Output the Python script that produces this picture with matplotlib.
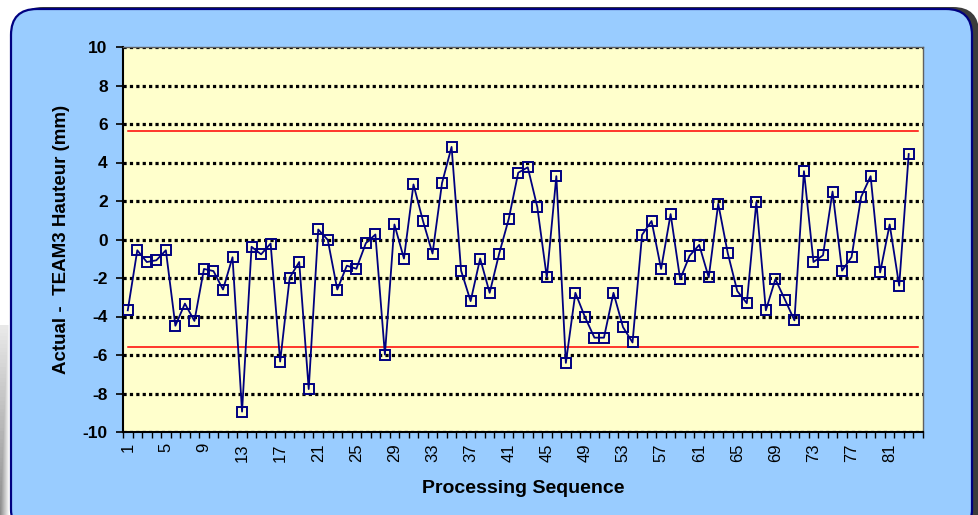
import matplotlib
matplotlib.use("Agg")
import matplotlib.pyplot as plt
from matplotlib.patches import FancyBboxPatch
from matplotlib.transforms import IdentityTransform
import numpy as np

plt.rcParams['font.family'] = ['Liberation Sans', 'DejaVu Sans']
plt.rcParams['axes.unicode_minus'] = False

# values (83 samples, 84 categories on the axis)
values = [-3.68, -0.56, -1.17, -1.08, -0.56, -4.48, -3.33, -4.23, -1.53, -1.64,
          -2.60, -0.92, -8.94, -0.38, -0.77, -0.21, -6.34, -1.99, -1.17, -7.77,
          0.52, -0.02, -2.60, -1.36, -1.52, -0.19, 0.26, -5.98, 0.78, -0.99,
          2.86, 0.96, -0.73, 2.94, 4.81, -1.62, -3.20, -0.99, -2.77, -0.73,
          1.06, 3.47, 3.75, 1.69, -1.97, 3.29, -6.41, -2.77, -4.02, -5.10,
          -5.10, -2.77, -4.55, -5.35, 0.24, 0.96, -1.53, 1.32, -2.06, -0.84,
          -0.28, -1.97, 1.86, -0.71, -2.68, -3.31, 1.95, -3.68, -2.06, -3.12,
          -4.20, 3.55, -1.17, -0.82, 2.49, -1.62, -0.91, 2.21, 3.29, -1.71,
          0.78, -2.40, 4.44]
n_categories = 84
ucl = 5.65
lcl = -5.6
tick_labels = [str(i) for i in range(1, n_categories, 4)]

W, H = 979, 515
fig = plt.figure(figsize=(W / 100, H / 100), dpi=100)
fig.patch.set_facecolor('white')

# shadow + rounded blue panel (pixel coords)
shadow = FancyBboxPatch((17, -20), 962, 528, boxstyle="round,pad=0,rounding_size=26",
                        transform=IdentityTransform(), facecolor='#3c3c3c',
                        edgecolor='none', zorder=0)
panel = FancyBboxPatch((11, -20), 961, 526, boxstyle="round,pad=0,rounding_size=26",
                       transform=IdentityTransform(), facecolor='#99ccff',
                       edgecolor='#000080', linewidth=1.6, zorder=1)
fig.patches.extend([shadow, panel])

# grey fade on the far left
gax = fig.add_axes([0, 0, 10 / W, 190 / H])
grad = np.linspace(0, 1, 10)[None, :] * np.ones((50, 1))
fade = np.linspace(0.2, 1, 50)[:, None] * np.ones((1, 10))
gax.imshow(0.55 + 0.45 * np.maximum(grad, 1 - fade), cmap='gray', vmin=0, vmax=1,
           aspect='auto', origin='upper')
gax.axis('off')

ax = fig.add_axes([123 / W, (H - 432) / H, 800 / W, 385 / H])
ax.set_facecolor('#ffffcc')
ax.set_zorder(3)

x_cat = np.arange(1, n_categories + 1)
x = np.arange(1, len(values) + 1)

ax.plot(x_cat, np.full(n_categories, ucl), color='#ff0000', lw=1.1, zorder=3)
ax.plot(x_cat, np.full(n_categories, lcl), color='#ff0000', lw=1.1, zorder=3)
ax.plot(x, values, color='#000080', lw=1.3, marker='s', ms=6.5,
        markerfacecolor='none', markeredgecolor='#000080', mew=1.4, zorder=4)

ax.set_xlim(0.5, n_categories + 0.5)
ax.set_ylim(-10, 10)
ax.set_yticks(np.arange(-10, 11, 2))
ax.set_yticklabels([str(v) for v in range(-10, 11, 2)], fontsize=12.5, fontweight='bold')
ax.tick_params(axis='y', direction='out', length=5, width=1.2, pad=6)

ax.set_xticks(np.arange(1, n_categories, 4))
ax.set_xticklabels(tick_labels, rotation=90, fontsize=12)
ax.set_xticks(np.arange(0.5, n_categories + 1, 1), minor=True)
ax.tick_params(axis='x', which='major', length=0, pad=8)
ax.tick_params(axis='x', which='minor', direction='out', length=4, width=1)

ax.set_axisbelow(True)
ax.yaxis.grid(True, color='black', linestyle=(0, (1, 1)), linewidth=2.3)

for side in ['left', 'bottom']:
    ax.spines[side].set_color('black')
    ax.spines[side].set_linewidth(1.5)
for side in ['top', 'right']:
    ax.spines[side].set_color('#606060')
    ax.spines[side].set_linewidth(1)

ax.set_ylabel('Actual -  TEAM3 Hauteur (mm)', fontsize=13.5, fontweight='bold', labelpad=9)
ax.set_xlabel('Processing Sequence', fontsize=14, fontweight='bold', labelpad=13)

fig.savefig('out.png', dpi=100)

────

- What to produce -
Everything from the top line of the data down to and including the line with "fig.patches.extend([shadow, panel])" is to be copied, except the pictures.

- Final result -
Output the Python script that produces this picture with matplotlib.
import matplotlib
matplotlib.use("Agg")
import matplotlib.pyplot as plt
from matplotlib.patches import FancyBboxPatch
from matplotlib.transforms import IdentityTransform
import numpy as np

plt.rcParams['font.family'] = ['Liberation Sans', 'DejaVu Sans']
plt.rcParams['axes.unicode_minus'] = False

# values (83 samples, 84 categories on the axis)
values = [-3.68, -0.56, -1.17, -1.08, -0.56, -4.48, -3.33, -4.23, -1.53, -1.64,
          -2.60, -0.92, -8.94, -0.38, -0.77, -0.21, -6.34, -1.99, -1.17, -7.77,
          0.52, -0.02, -2.60, -1.36, -1.52, -0.19, 0.26, -5.98, 0.78, -0.99,
          2.86, 0.96, -0.73, 2.94, 4.81, -1.62, -3.20, -0.99, -2.77, -0.73,
          1.06, 3.47, 3.75, 1.69, -1.97, 3.29, -6.41, -2.77, -4.02, -5.10,
          -5.10, -2.77, -4.55, -5.35, 0.24, 0.96, -1.53, 1.32, -2.06, -0.84,
          -0.28, -1.97, 1.86, -0.71, -2.68, -3.31, 1.95, -3.68, -2.06, -3.12,
          -4.20, 3.55, -1.17, -0.82, 2.49, -1.62, -0.91, 2.21, 3.29, -1.71,
          0.78, -2.40, 4.44]
n_categories = 84
ucl = 5.65
lcl = -5.6
tick_labels = [str(i) for i in range(1, n_categories, 4)]

W, H = 979, 515
fig = plt.figure(figsize=(W / 100, H / 100), dpi=100)
fig.patch.set_facecolor('white')

# shadow + rounded blue panel (pixel coords)
shadow = FancyBboxPatch((17, -20), 962, 528, boxstyle="round,pad=0,rounding_size=26",
                        transform=IdentityTransform(), facecolor='#3c3c3c',
                        edgecolor='none', zorder=0)
panel = FancyBboxPatch((11, -20), 961, 526, boxstyle="round,pad=0,rounding_size=26",
                       transform=IdentityTransform(), facecolor='#99ccff',
                       edgecolor='#000080', linewidth=1.6, zorder=1)
fig.patches.extend([shadow, panel])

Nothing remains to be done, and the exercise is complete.